* START Supplied data *

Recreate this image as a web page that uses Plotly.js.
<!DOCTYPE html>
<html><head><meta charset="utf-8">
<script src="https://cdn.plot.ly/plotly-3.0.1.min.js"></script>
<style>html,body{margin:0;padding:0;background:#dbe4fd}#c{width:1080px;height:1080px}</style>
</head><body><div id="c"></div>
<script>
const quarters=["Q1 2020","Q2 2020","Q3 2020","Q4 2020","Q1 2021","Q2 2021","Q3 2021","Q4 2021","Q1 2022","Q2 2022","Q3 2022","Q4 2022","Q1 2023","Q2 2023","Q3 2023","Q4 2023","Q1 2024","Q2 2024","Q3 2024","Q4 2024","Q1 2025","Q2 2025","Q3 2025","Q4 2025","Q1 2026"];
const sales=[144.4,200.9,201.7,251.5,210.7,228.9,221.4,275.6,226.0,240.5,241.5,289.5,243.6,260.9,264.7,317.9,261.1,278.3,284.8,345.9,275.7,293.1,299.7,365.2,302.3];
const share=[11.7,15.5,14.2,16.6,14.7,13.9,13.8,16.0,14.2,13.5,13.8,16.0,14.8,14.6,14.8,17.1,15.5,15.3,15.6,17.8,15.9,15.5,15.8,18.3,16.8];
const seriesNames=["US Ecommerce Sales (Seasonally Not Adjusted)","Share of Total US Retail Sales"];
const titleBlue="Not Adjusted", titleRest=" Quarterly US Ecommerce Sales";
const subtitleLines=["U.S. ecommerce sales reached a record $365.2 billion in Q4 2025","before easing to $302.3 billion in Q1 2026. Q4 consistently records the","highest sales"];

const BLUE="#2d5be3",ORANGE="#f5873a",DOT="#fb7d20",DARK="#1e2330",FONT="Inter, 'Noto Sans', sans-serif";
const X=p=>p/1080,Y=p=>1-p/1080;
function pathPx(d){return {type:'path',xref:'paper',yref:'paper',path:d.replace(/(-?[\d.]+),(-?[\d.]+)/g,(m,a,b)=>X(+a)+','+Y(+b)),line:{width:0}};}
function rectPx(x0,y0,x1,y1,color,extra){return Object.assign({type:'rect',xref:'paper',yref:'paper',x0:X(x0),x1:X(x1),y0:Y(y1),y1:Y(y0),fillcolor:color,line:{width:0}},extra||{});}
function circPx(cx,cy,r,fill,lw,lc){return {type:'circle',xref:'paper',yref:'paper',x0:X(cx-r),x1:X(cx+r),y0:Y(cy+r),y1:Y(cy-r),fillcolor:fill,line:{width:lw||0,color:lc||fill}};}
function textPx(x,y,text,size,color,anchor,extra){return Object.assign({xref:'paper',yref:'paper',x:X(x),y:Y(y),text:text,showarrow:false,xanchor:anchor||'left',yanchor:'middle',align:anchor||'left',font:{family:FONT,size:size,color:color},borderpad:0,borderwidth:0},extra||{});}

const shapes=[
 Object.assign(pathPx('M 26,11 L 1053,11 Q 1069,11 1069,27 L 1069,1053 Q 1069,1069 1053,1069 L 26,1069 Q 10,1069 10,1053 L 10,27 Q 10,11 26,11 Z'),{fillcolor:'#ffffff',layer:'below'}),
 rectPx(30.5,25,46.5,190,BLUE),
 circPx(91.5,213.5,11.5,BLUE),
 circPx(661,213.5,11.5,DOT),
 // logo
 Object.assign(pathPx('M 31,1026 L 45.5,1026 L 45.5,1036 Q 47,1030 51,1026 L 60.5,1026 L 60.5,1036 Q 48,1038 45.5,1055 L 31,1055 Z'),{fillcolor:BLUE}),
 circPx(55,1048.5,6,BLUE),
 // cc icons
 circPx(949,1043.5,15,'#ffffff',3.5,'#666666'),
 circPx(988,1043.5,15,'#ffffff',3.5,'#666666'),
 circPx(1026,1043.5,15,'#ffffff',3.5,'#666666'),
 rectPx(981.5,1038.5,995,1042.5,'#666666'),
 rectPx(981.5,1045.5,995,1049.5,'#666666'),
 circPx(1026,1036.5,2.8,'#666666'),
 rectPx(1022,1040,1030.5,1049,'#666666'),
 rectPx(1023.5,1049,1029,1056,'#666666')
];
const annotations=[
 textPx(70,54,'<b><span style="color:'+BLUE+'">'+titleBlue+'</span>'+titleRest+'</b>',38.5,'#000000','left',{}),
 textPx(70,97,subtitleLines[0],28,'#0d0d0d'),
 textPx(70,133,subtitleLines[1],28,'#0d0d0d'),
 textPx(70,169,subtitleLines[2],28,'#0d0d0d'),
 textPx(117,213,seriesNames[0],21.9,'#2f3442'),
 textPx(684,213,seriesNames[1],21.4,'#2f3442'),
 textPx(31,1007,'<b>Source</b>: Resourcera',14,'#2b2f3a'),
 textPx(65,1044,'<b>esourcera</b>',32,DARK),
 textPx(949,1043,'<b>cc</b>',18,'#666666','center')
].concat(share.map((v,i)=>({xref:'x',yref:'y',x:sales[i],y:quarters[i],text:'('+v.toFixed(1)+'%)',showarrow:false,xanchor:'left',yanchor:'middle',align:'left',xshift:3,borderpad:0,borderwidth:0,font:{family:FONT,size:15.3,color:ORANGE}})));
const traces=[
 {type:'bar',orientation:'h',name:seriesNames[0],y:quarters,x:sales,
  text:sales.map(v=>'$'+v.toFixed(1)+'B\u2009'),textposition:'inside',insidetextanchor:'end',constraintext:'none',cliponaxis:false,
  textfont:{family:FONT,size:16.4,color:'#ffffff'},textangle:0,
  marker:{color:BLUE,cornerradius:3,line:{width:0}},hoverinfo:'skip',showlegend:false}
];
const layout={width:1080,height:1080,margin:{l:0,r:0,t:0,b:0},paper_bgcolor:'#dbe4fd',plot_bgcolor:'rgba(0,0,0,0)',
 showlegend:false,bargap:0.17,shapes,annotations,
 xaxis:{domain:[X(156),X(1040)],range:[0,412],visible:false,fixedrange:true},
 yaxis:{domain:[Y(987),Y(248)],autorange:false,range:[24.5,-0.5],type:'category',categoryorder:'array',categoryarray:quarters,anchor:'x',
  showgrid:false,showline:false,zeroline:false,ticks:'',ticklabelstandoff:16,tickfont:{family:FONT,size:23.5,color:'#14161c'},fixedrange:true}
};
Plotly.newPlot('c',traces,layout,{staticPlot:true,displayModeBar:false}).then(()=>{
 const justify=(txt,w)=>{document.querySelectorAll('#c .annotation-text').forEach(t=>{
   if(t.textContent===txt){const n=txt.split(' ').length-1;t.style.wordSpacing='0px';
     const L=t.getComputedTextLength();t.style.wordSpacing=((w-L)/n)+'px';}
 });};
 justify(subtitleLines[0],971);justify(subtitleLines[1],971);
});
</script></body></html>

* END Supplied data *

→ **Written problem**
Make an exact copy of the listing, including every line.

→ **Full response**
Recreate this image as a web page that uses Plotly.js.
<!DOCTYPE html>
<html><head><meta charset="utf-8">
<script src="https://cdn.plot.ly/plotly-3.0.1.min.js"></script>
<style>html,body{margin:0;padding:0;background:#dbe4fd}#c{width:1080px;height:1080px}</style>
</head><body><div id="c"></div>
<script>
const quarters=["Q1 2020","Q2 2020","Q3 2020","Q4 2020","Q1 2021","Q2 2021","Q3 2021","Q4 2021","Q1 2022","Q2 2022","Q3 2022","Q4 2022","Q1 2023","Q2 2023","Q3 2023","Q4 2023","Q1 2024","Q2 2024","Q3 2024","Q4 2024","Q1 2025","Q2 2025","Q3 2025","Q4 2025","Q1 2026"];
const sales=[144.4,200.9,201.7,251.5,210.7,228.9,221.4,275.6,226.0,240.5,241.5,289.5,243.6,260.9,264.7,317.9,261.1,278.3,284.8,345.9,275.7,293.1,299.7,365.2,302.3];
const share=[11.7,15.5,14.2,16.6,14.7,13.9,13.8,16.0,14.2,13.5,13.8,16.0,14.8,14.6,14.8,17.1,15.5,15.3,15.6,17.8,15.9,15.5,15.8,18.3,16.8];
const seriesNames=["US Ecommerce Sales (Seasonally Not Adjusted)","Share of Total US Retail Sales"];
const titleBlue="Not Adjusted", titleRest=" Quarterly US Ecommerce Sales";
const subtitleLines=["U.S. ecommerce sales reached a record $365.2 billion in Q4 2025","before easing to $302.3 billion in Q1 2026. Q4 consistently records the","highest sales"];

const BLUE="#2d5be3",ORANGE="#f5873a",DOT="#fb7d20",DARK="#1e2330",FONT="Inter, 'Noto Sans', sans-serif";
const X=p=>p/1080,Y=p=>1-p/1080;
function pathPx(d){return {type:'path',xref:'paper',yref:'paper',path:d.replace(/(-?[\d.]+),(-?[\d.]+)/g,(m,a,b)=>X(+a)+','+Y(+b)),line:{width:0}};}
function rectPx(x0,y0,x1,y1,color,extra){return Object.assign({type:'rect',xref:'paper',yref:'paper',x0:X(x0),x1:X(x1),y0:Y(y1),y1:Y(y0),fillcolor:color,line:{width:0}},extra||{});}
function circPx(cx,cy,r,fill,lw,lc){return {type:'circle',xref:'paper',yref:'paper',x0:X(cx-r),x1:X(cx+r),y0:Y(cy+r),y1:Y(cy-r),fillcolor:fill,line:{width:lw||0,color:lc||fill}};}
function textPx(x,y,text,size,color,anchor,extra){return Object.assign({xref:'paper',yref:'paper',x:X(x),y:Y(y),text:text,showarrow:false,xanchor:anchor||'left',yanchor:'middle',align:anchor||'left',font:{family:FONT,size:size,color:color},borderpad:0,borderwidth:0},extra||{});}

const shapes=[
 Object.assign(pathPx('M 26,11 L 1053,11 Q 1069,11 1069,27 L 1069,1053 Q 1069,1069 1053,1069 L 26,1069 Q 10,1069 10,1053 L 10,27 Q 10,11 26,11 Z'),{fillcolor:'#ffffff',layer:'below'}),
 rectPx(30.5,25,46.5,190,BLUE),
 circPx(91.5,213.5,11.5,BLUE),
 circPx(661,213.5,11.5,DOT),
 // logo
 Object.assign(pathPx('M 31,1026 L 45.5,1026 L 45.5,1036 Q 47,1030 51,1026 L 60.5,1026 L 60.5,1036 Q 48,1038 45.5,1055 L 31,1055 Z'),{fillcolor:BLUE}),
 circPx(55,1048.5,6,BLUE),
 // cc icons
 circPx(949,1043.5,15,'#ffffff',3.5,'#666666'),
 circPx(988,1043.5,15,'#ffffff',3.5,'#666666'),
 circPx(1026,1043.5,15,'#ffffff',3.5,'#666666'),
 rectPx(981.5,1038.5,995,1042.5,'#666666'),
 rectPx(981.5,1045.5,995,1049.5,'#666666'),
 circPx(1026,1036.5,2.8,'#666666'),
 rectPx(1022,1040,1030.5,1049,'#666666'),
 rectPx(1023.5,1049,1029,1056,'#666666')
];
const annotations=[
 textPx(70,54,'<b><span style="color:'+BLUE+'">'+titleBlue+'</span>'+titleRest+'</b>',38.5,'#000000','left',{}),
 textPx(70,97,subtitleLines[0],28,'#0d0d0d'),
 textPx(70,133,subtitleLines[1],28,'#0d0d0d'),
 textPx(70,169,subtitleLines[2],28,'#0d0d0d'),
 textPx(117,213,seriesNames[0],21.9,'#2f3442'),
 textPx(684,213,seriesNames[1],21.4,'#2f3442'),
 textPx(31,1007,'<b>Source</b>: Resourcera',14,'#2b2f3a'),
 textPx(65,1044,'<b>esourcera</b>',32,DARK),
 textPx(949,1043,'<b>cc</b>',18,'#666666','center')
].concat(share.map((v,i)=>({xref:'x',yref:'y',x:sales[i],y:quarters[i],text:'('+v.toFixed(1)+'%)',showarrow:false,xanchor:'left',yanchor:'middle',align:'left',xshift:3,borderpad:0,borderwidth:0,font:{family:FONT,size:15.3,color:ORANGE}})));
const traces=[
 {type:'bar',orientation:'h',name:seriesNames[0],y:quarters,x:sales,
  text:sales.map(v=>'$'+v.toFixed(1)+'B\u2009'),textposition:'inside',insidetextanchor:'end',constraintext:'none',cliponaxis:false,
  textfont:{family:FONT,size:16.4,color:'#ffffff'},textangle:0,
  marker:{color:BLUE,cornerradius:3,line:{width:0}},hoverinfo:'skip',showlegend:false}
];
const layout={width:1080,height:1080,margin:{l:0,r:0,t:0,b:0},paper_bgcolor:'#dbe4fd',plot_bgcolor:'rgba(0,0,0,0)',
 showlegend:false,bargap:0.17,shapes,annotations,
 xaxis:{domain:[X(156),X(1040)],range:[0,412],visible:false,fixedrange:true},
 yaxis:{domain:[Y(987),Y(248)],autorange:false,range:[24.5,-0.5],type:'category',categoryorder:'array',categoryarray:quarters,anchor:'x',
  showgrid:false,showline:false,zeroline:false,ticks:'',ticklabelstandoff:16,tickfont:{family:FONT,size:23.5,color:'#14161c'},fixedrange:true}
};
Plotly.newPlot('c',traces,layout,{staticPlot:true,displayModeBar:false}).then(()=>{
 const justify=(txt,w)=>{document.querySelectorAll('#c .annotation-text').forEach(t=>{
   if(t.textContent===txt){const n=txt.split(' ').length-1;t.style.wordSpacing='0px';
     const L=t.getComputedTextLength();t.style.wordSpacing=((w-L)/n)+'px';}
 });};
 justify(subtitleLines[0],971);justify(subtitleLines[1],971);
});
</script></body></html>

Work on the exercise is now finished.